I realized a year ago when I started training for my third Half Marathon that I’m really no newbie when it comes to running. Despite my lack of prowess or natural talent, I’ve been doing it a long time.
I’ve learned a few things along the way. The hard way. In the spirit of “if you can’t be a role model, then serve as a warning” here are the less-than-stellar moments of my running career:
- Starting out too fast. Everyone says they won’t start out too fast, everyone does it. Everyone. At least once. Possibly every race. I don’t – not anymore. I’m joyously starting at the back of the pack, running negative splits (first half slower than the last) and passing people eventually. I still have to resist the urge to surge at the start line though. Having a Garmin GPS-enabled sport watch to tell your pace helps stick with my race strategy, I’m so grateful I got one for Christmas last month!
- Undertraining. You’ve found Hal Higdon’s Half Marathon training plan on the Runner’s World web site? Go for it. Do. Not. Miss. Workouts. Leading up to my first and second Halfs, I only “half”-assed followed the plan I was on. Speed workouts? “Meh, that’s hard, I’ll do it next week.” Mid-week tempo runs? “Oh too bad I didn’t get up early enough, I’ll just do a 40-minute run then get to work.” Come race day I felt it. During my first Half Marathon, my SI joint seized after the first 5K. When people asked me how the run felt, I laughed it off: “Only the last 10 miles were painful.” They needn’t have been.
- Underfueling. During my second Half Marathon, I carried nothing with me. I took some water at the stations, that was it. No gatorade, no energy gels. The first 10-15 K were fine, but the last part of the race was pure hell: I had simply run out of gas. I watched my friends down gummy bears and gels, and refused their offers to share. Then I watched them pull away from me at the 15K mark while I struggled to keep the pace. You simply can’t run for more than 2 hours without refueling along the way.
- Changing your diet the night before a race. The day before I ran a 15K – my first – I decided I needed more fibre in my diet and ate two or three kiwi fruit with rye crackers for a before-bed snack. This was in the days before race directors’ S.O.P. was to rent port-a-potties and place them along the route. The “runner’s trots” threatened that whole race, most of which was through parkways and along a highway (believe me if I’d run past a house I would have knocked on a door and asked to use the bathroom). I actually finished (dead last) – dogged stubborn determination not to be humiliated by a DNF (Did Not Finish) got me there. I must have looked hilarious: running while trying to hold in a bowel movement.
- Wearing brand-new shoe inserts for a 2+ hour run.
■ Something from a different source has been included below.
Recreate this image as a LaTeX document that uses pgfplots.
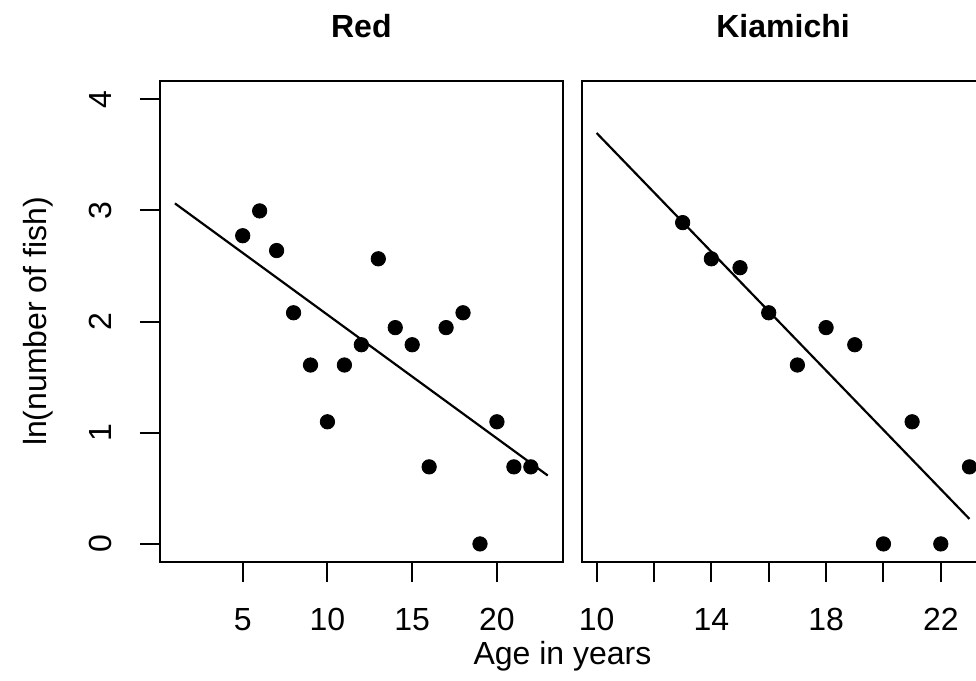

OK I didn’t do this; my friend did while we were training for the marathon last year. She was excited when she showed up for our Saturday morning run through Vic West, across the Esquimalt Lagoon, up to Royal Roads University, winding our way back again to Spinnakers on the waterfront. “Look at these new inserts, I think they’ll help with my hip pain,” she said. “Um – have you tried them out yet on a shorter run?” I asked. “No, not yet,” she said as she slipped them into her shoes straight out of the package. “Are you sure that’s a good idea? We’re running an awfully long way today if they don’t work out.” I said. “I’ll be fine,” she said: famous last words. I saw the blister afterward and I can’t believe she finished the run. Dogged stubborn determination, right?